Familiennamen aus dem 16. und 17. Jahrhundert
Die ältesten Nennungen von Familiennamen sind 1530 Michel Dietrich, 1546 Veit Ehrlich (aus Tetschen zugezogen), um 1550 Fock, Kanneberger, Melzer, Pöschel und Reiff (alle aus Tetschen bzw. Bensen); 1552 Bönsch, Deutschel, Hacker, Knöchel, Neumann, Peck, Riedel, Riemer, Ritter, Schneider, Wagner, Wanutz und Werner; 1576 Hein, Kunz, Motz, Schmied und Smolnik; 1610 Kreibich; 1645 Mattausch, Mittag und Renftel. Nach der Steuerrolle von 1654 standen 99 Häuser in der auf drei Herrschaften aufgeteilten Stadt. Die Familiennamen der Ackerbürger waren Mattausch Weiß, Bönsch, Knöchel, Krolop und Werner. Die übrigen Bürger hießen Reiff, Bönsch, Goldammer (tschechisch „Strnad” bezeichnet), Kammel, Kreibich, Kriesche, Markert, Matzke, Müller, Purkert, Piesche, Richter, Sander und Weigel. Von den fünf Häuslern trugen zwei den Namen Kammel und je einer den Namen Kral, Kreibich und Richter. 1713 hatte die Stadt 151 Häuser. Die Familiennamen waren (nach der Häufigkeit) Reiff, Hein, Richter, Knöchel, Lehmann, Bönsch, Mattausch, Wagner, Klein, Krolop, Müller, Purkart, Fiedler, Kreibich, Kunze, Schneider, Weber, Weiß, Gabriel, Horn, Kammel, Kummer, Markert, Palme, Porsche und Renftl. 1787 hatte Wernstadt - bedingt durch den wirtschaftlichen Aufschwung, den die Gründung der Kattundruckerei durch Johann Josef Leitenberger 1770 auslöste - 211 Häuser. 1833 standen 251 Häuser, in denen 1.453 Einwohner lebten. 1910 wohnten 2.078 Bewohner in der Stadt und 1930 waren es nach einem wirtschaftlichem Rückgang noch 1.587 Einwohner. 1939 betrug die Zahl dann 1.400.
Familiennamen 1934
Die häufigsten Familiennamen 1934 lauteten Richter, Knöchel, Mattausch, Kammel, Thum, Wagner, Markert, Krolop, Matzke, Mittag, Renftel, Bönsch, Sander, Werner, Bittner, Hein, Heller, Reiff, Schilhabel, Schneider, Weigel, Ankert, Hortig, Ihme, Jande, Kaufluß, Krombholz, Lehmann, Müller, Neumann, Ostermann, Pieke, Pompe, Schimke, Stelzig, Storch, Wihan, Woite und Zenker.

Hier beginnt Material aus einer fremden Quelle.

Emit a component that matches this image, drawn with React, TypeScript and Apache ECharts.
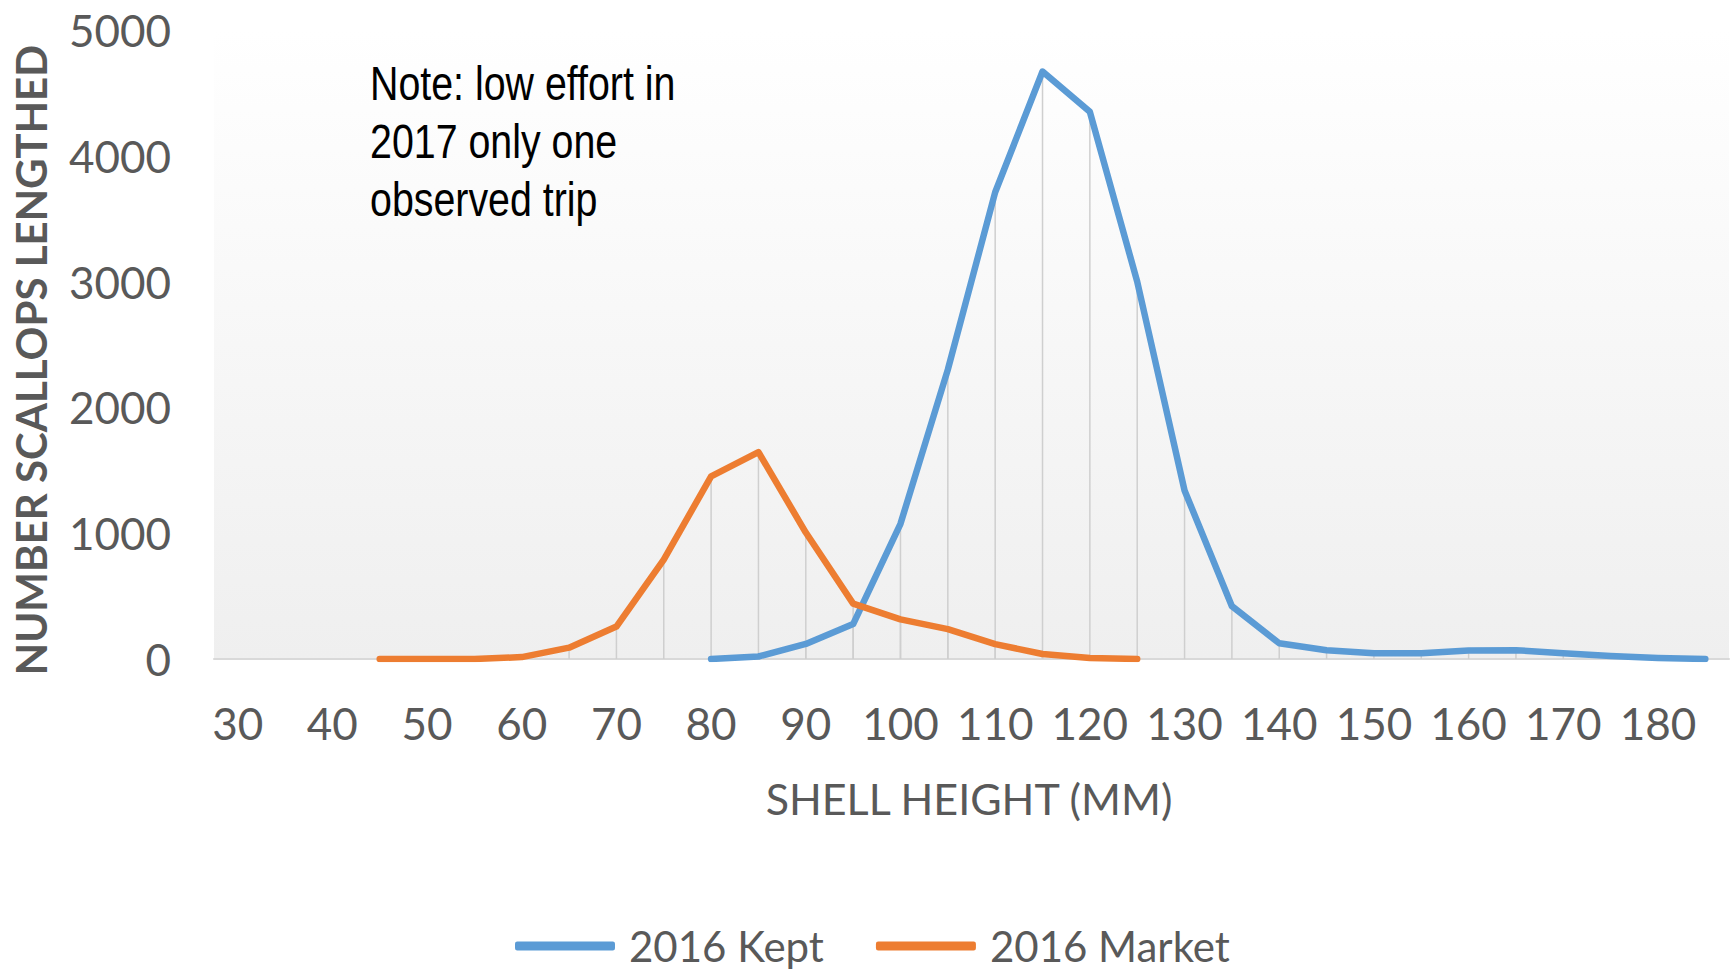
import React, { useEffect, useRef } from "react";
import * as echarts from "echarts";

const categories: string[] = [
  "30", "35", "40", "45", "50", "55", "60", "65", "70", "75",
  "80", "85", "90", "95", "100", "105", "110", "115", "120", "125",
  "130", "135", "140", "145", "150", "155", "160", "165", "170", "175",
  "180", "185",
];

const kept2016: (number | null)[] = [
  null, null, null, null, null, null, null, null, null, null,
  0, 20, 120, 278, 1075, 2300, 3710, 4670, 4350, 3000,
  1340, 420, 125, 70, 45, 45, 68, 70, 46, 24,
  8, 0,
];

const market2016: (number | null)[] = [
  null, null, null, 0, 0, 0, 15, 90, 258, 790,
  1452, 1645, 1005, 440, 315, 238, 118, 40, 8, 0,
  null, null, null, null, null, null, null, null, null, null,
  null, null,
];

const yTicks = { min: 0, max: 5000, interval: 1000 };

const seriesNames = ["2016 Kept", "2016 Market"];
const noteText = "Note: low effort in\n2017 only one\nobserved trip";
const yTitle = "NUMBER SCALLOPS LENGTHED";
const xTitle = "SHELL HEIGHT (MM)";

const FONT = "Lato, 'Open Sans', sans-serif";

function dropData(values: (number | null)[]) {
  const out: number[][] = [];
  values.forEach((v, i) => {
    if (v !== null && v !== undefined) out.push([i, v]);
  });
  return out;
}

export default function App() {
  const ref = useRef<HTMLDivElement>(null);
  useEffect(() => {
    if (!ref.current) return;
    const chart = echarts.init(ref.current, undefined, { renderer: "svg" });
    const dropRender = (params: any, api: any) => {
      const x = api.value(0);
      const v = api.value(1);
      const p = api.coord([x, v]);
      const b = api.coord([x, 0]);
      return {
        type: "line",
        shape: { x1: p[0], y1: p[1], x2: b[0], y2: b[1] },
        style: { stroke: "#cfcfcf", lineWidth: 1.5 },
      };
    };
    chart.setOption({
      animation: false,
      backgroundColor: "#ffffff",
      grid: {
        left: 214,
        right: 2,
        top: 30,
        bottom: 312,
        show: true,
        borderWidth: 0,
        backgroundColor: new echarts.graphic.LinearGradient(0, 0, 0, 1, [
          { offset: 0, color: "#ffffff" },
          { offset: 1, color: "#efefef" },
        ]),
      },
      xAxis: {
        type: "category",
        data: categories,
        boundaryGap: true,
        axisLine: { show: true, lineStyle: { color: "#d9d9d9", width: 2 } },
        axisTick: { show: false },
        axisLabel: {
          interval: 1,
          margin: 42,
          color: "#595959",
          fontFamily: FONT,
          fontSize: 44,
        },
        splitLine: { show: false },
      },
      yAxis: {
        type: "value",
        min: yTicks.min,
        max: yTicks.max,
        interval: yTicks.interval,
        axisLine: { show: false },
        axisTick: { show: false },
        splitLine: { show: false },
        axisLabel: {
          margin: 43,
          color: "#595959",
          fontFamily: FONT,
          fontSize: 44,
          formatter: (v: number) => String(v),
        },
      },
      legend: {
        data: seriesNames,
        left: 515,
        top: 925,
        padding: 0,
        icon: "roundRect",
        itemWidth: 100,
        itemHeight: 9,
        itemGap: 52,
        textStyle: {
          color: "#595959",
          fontFamily: FONT,
          fontSize: 42,
          padding: [0, 0, 0, 9],
        },
      },
      graphic: [
        {
          type: "text",
          x: 370,
          y: 54,
          scaleX: 0.82,
          style: {
            text: noteText,
            fontFamily: "'Liberation Sans', Arial, sans-serif",
            fontSize: 48,
            lineHeight: 58,
            fill: "#000000",
          },
          z: 100,
        },
        {
          type: "text",
          x: 31,
          y: 360,
          rotation: Math.PI / 2,
          style: {
            text: yTitle,
            fontFamily: FONT,
            fontWeight: "bold",
            fontSize: 42,
            fill: "#595959",
            textAlign: "center",
            textVerticalAlign: "middle",
          },
        },
        {
          type: "text",
          x: 969,
          y: 798,
          style: {
            text: xTitle,
            fontFamily: FONT,
            fontSize: 43,
            fill: "#595959",
            textAlign: "center",
            textVerticalAlign: "middle",
          },
        },
      ],
      series: [
        {
          type: "custom",
          name: "drop-kept",
          renderItem: dropRender,
          data: dropData(kept2016),
          encode: { x: 0, y: 1 },
          z: 1,
          silent: true,
        },
        {
          type: "custom",
          name: "drop-market",
          renderItem: dropRender,
          data: dropData(market2016),
          encode: { x: 0, y: 1 },
          z: 1,
          silent: true,
        },
        {
          type: "line",
          name: seriesNames[0],
          data: kept2016,
          symbol: "none",
          connectNulls: false,
          color: "#5b9bd5",
          lineStyle: { color: "#5b9bd5", width: 6.5, join: "round", cap: "round" },
          z: 3,
        },
        {
          type: "line",
          name: seriesNames[1],
          data: market2016,
          symbol: "none",
          connectNulls: false,
          color: "#ed7d31",
          lineStyle: { color: "#ed7d31", width: 6.5, join: "round", cap: "round" },
          z: 4,
        },
      ],
    });
    return () => chart.dispose();
  }, []);
  return (
    <div
      ref={ref}
      style={{ position: "fixed", left: 0, top: 0, width: 1731, height: 971 }}
    />
  );
}
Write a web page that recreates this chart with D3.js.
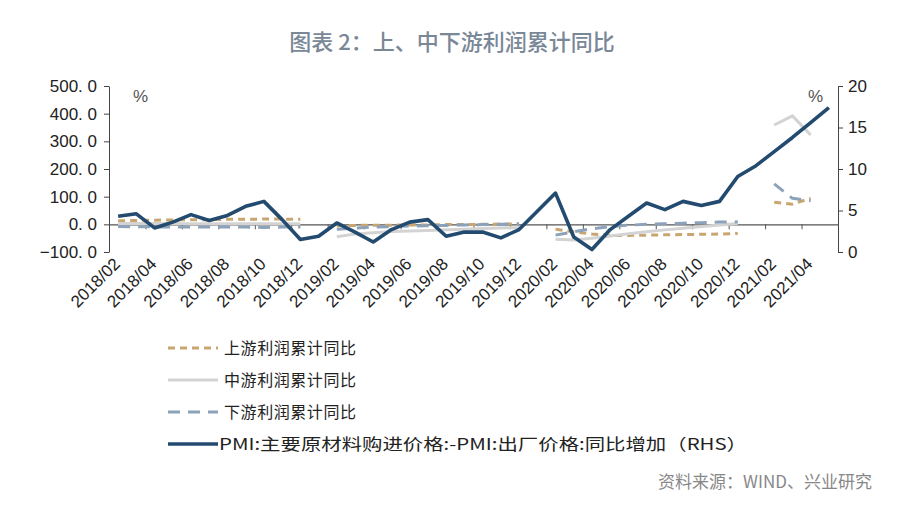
<!DOCTYPE html>
<html lang="zh">
<head>
<meta charset="UTF-8">
<title>上、中下游利润累计同比</title>
<script src="https://d3js.org/d3.v7.min.js"></script>
<style>
  body { margin: 0; background: #fff; }
  svg { display: block; }
  .num { font-family: "Liberation Sans", Arial, sans-serif; fill: #222; }
  .cjk { font-family: "Noto Sans CJK SC", sans-serif; }
</style>
</head>
<body>
<svg width="904" height="514"></svg>
<script>
// months on the category axis
const months = [
  "2018/02","2018/03","2018/04","2018/05","2018/06","2018/07","2018/08","2018/09","2018/10","2018/11",
  "2018/12","2019/01","2019/02","2019/03","2019/04","2019/05","2019/06","2019/07","2019/08","2019/09",
  "2019/10","2019/11","2019/12","2020/01","2020/02","2020/03","2020/04","2020/05","2020/06","2020/07",
  "2020/08","2020/09","2020/10","2020/11","2020/12","2021/01","2021/02","2021/03","2021/04","2021/05"
];

// left axis, %
const upstream = [
  13, 14, 15, 16, 17, 17, 18, 18, 19, 19, 18, null,
  -5, -4, -3, -3, -2, -2, -1, -1, 0, 1, 2, null,
  -18, -27, -35, -40, -40, -39, -38, -37, -36, -35, -33, null,
  80, 73, 94, null
];
const midstream = [
  3, 3, 3, 3, 2, 2, 2, 2, 2, 2, 2, null,
  -45, -35, -30, -26, -24, -22, -20, -18, -15, -13, -12, null,
  -54, -57, -50, -42, -34, -27, -20, -14, -8, -2, 3, null,
  359, 392, 323, null
];
const downstream = [
  -8, -9, -9, -10, -10, -10, -10, -10, -11, -10, -10, null,
  -18, -14, -10, -8, -6, -5, -4, -2, -1, 0, 1, null,
  -39, -27, -16, -8, -3, 0, 2, 4, 6, 8, 9, null,
  146, 94, 85, null
];
// right axis, %
const pmiGap = [
  4.3, 4.6, 2.9, 3.6, 4.5, 3.8, 4.4, 5.5, 6.1, 3.9, 1.5, 1.9,
  3.5, 2.4, 1.2, 2.7, 3.6, 3.9, 1.9, 2.4, 2.4, 1.7, 2.7, 4.9,
  7.1, 1.8, 0.3, 2.7, 4.3, 5.9, 5.1, 6.1, 5.6, 6.1, 9.1, 10.4,
  12.1, 13.8, 15.6, 17.4
];

const leftTicks = [-100, 0, 100, 200, 300, 400, 500];
const rightTicks = [0, 5, 10, 15, 20];

const series = [
  { name: "上游利润累计同比", values: upstream, axis: "L", color: "#c9a670", width: 3, dash: "7,5" },
  { name: "中游利润累计同比", values: midstream, axis: "L", color: "#d3d3d3", width: 3, dash: null },
  { name: "下游利润累计同比", values: downstream, axis: "L", color: "#8ba2ba", width: 3, dash: "12,8" },
  { name: "PMI:主要原材料购进价格:-PMI:出厂价格:同比增加（RHS）", values: pmiGap, axis: "R", color: "#234a6f", width: 3.6, dash: null }
];

const svg = d3.select("svg");
const plot = { left: 109, right: 838, top: 86, bottom: 252 };

const x = d3.scaleBand().domain(months).range([plot.left, plot.right]);
const cx = m => x(m) + x.bandwidth() / 2;
const yL = d3.scaleLinear().domain([-100, 500]).range([plot.bottom, plot.top]);
const yR = d3.scaleLinear().domain([0, 20]).range([plot.bottom, plot.top]);

// title
svg.append("text")
    .attr("class", "cjk")
    .attr("x", 452).attr("y", 50)
    .attr("text-anchor", "middle")
    .attr("font-size", 22).attr("font-weight", 500)
    .attr("fill", "#7a8797")
    .text("图表 2：上、中下游利润累计同比");

// left axis
const gL = svg.append("g")
    .attr("transform", `translate(${plot.left},0)`)
    .call(d3.axisLeft(yL).tickValues(leftTicks).tickSize(5).tickSizeOuter(0)
        .tickFormat(d => d3.format(".1f")(d).replace(".", ". ")));
gL.selectAll("text").attr("class", "num").attr("font-size", 17).attr("x", -12);

// right axis
const gR = svg.append("g")
    .attr("transform", `translate(${plot.right},0)`)
    .call(d3.axisRight(yR).tickValues(rightTicks).tickSize(5).tickSizeOuter(0));
gR.selectAll("text").attr("class", "num").attr("font-size", 17).attr("x", 10);

[gL, gR].forEach(g => {
    g.select(".domain").attr("stroke", "#444");
    g.selectAll(".tick line").attr("stroke", "#444");
});

// zero line with ticks at every second category boundary
const xb = d3.scaleLinear().domain([0, months.length]).range([plot.left, plot.right]);
const gX = svg.append("g")
    .attr("transform", `translate(0,${yL(0)})`)
    .call(d3.axisBottom(xb).tickValues(d3.range(2, months.length, 2)).tickSize(5).tickSizeOuter(0).tickFormat(""));
gX.select(".domain").attr("stroke", "#555").attr("stroke-width", 1.2);
gX.selectAll(".tick line").attr("stroke", "#555");

// month labels
svg.append("g").selectAll("text")
    .data(months.filter((m, i) => i % 2 === 0))
  .enter().append("text")
    .attr("class", "num")
    .attr("font-size", 17)
    .attr("text-anchor", "end")
    .attr("transform", d => `translate(${cx(d) + 3},${plot.bottom + 13}) rotate(-45)`)
    .text(d => d);

// % units
svg.append("text").attr("class", "num").attr("x", 133).attr("y", 102)
    .attr("font-size", 17).style("fill", "#555").text("%");
svg.append("text").attr("class", "num").attr("x", 808).attr("y", 102)
    .attr("font-size", 17).style("fill", "#555").text("%");

// lines
series.forEach(s => {
    const y = s.axis === "L" ? yL : yR;
    const line = d3.line()
        .defined(d => d[1] != null)
        .x(d => cx(d[0]))
        .y(d => y(d[1]));
    svg.append("path")
        .datum(months.map((m, i) => [m, s.values[i]]))
        .attr("fill", "none")
        .attr("stroke", s.color)
        .attr("stroke-width", s.width)
        .attr("stroke-dasharray", s.dash)
        .attr("stroke-linejoin", "round")
        .attr("d", line);
});

// legend
const legendRows = [348, 380, 412, 444];
const legend = svg.append("g");
series.forEach((s, i) => {
    legend.append("line")
        .attr("x1", 168).attr("x2", 218)
        .attr("y1", legendRows[i]).attr("y2", legendRows[i])
        .attr("stroke", s.color)
        .attr("stroke-width", s.width)
        .attr("stroke-dasharray", s.dash);
    const t = legend.append("text")
        .attr("class", "cjk")
        .attr("x", i === 3 ? 219 : 224)
        .attr("y", legendRows[i] + 6)
        .attr("font-size", 16)
        .attr("fill", "#222")
        .text(s.name);
    if (i < 3) t.attr("textLength", 132).attr("lengthAdjust", "spacing");
    else t.attr("textLength", 528).attr("lengthAdjust", "spacingAndGlyphs");
});

// source
svg.append("text")
    .attr("class", "cjk")
    .attr("x", 872).attr("y", 488)
    .attr("text-anchor", "end")
    .attr("font-size", 17)
    .attr("fill", "#888")
    .text("资料来源：WIND、兴业研究");
</script>
</body>
</html>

Die ersten Vertreibungen der deutschen Bevölkerung erfolgten Ende Juni 1945 und betrafen rund 500 Einwohner, welche zu Fuß über Herrnskretschen ihre Heimat verlassen mussten. Es folgten drei große Aussiedlungstransporte, von denen der letzte Mitte August 1946 die Stadt verließ.
1961 gehörten zur tschechischen politischen Gemeinde Verneřice (= Wernstadt) auch die früher selbständigen Gemeinden Loučky (= Schönau), Příbram (= Biebersdorf), Rychnov (= Reichen) und Rytířov (= Rittersdorf). Am 28.08.2006 wurden in der gesamten Stadtgemeinde 1.088 Personen gezählt, am 01.01.2018 waren es 1.142.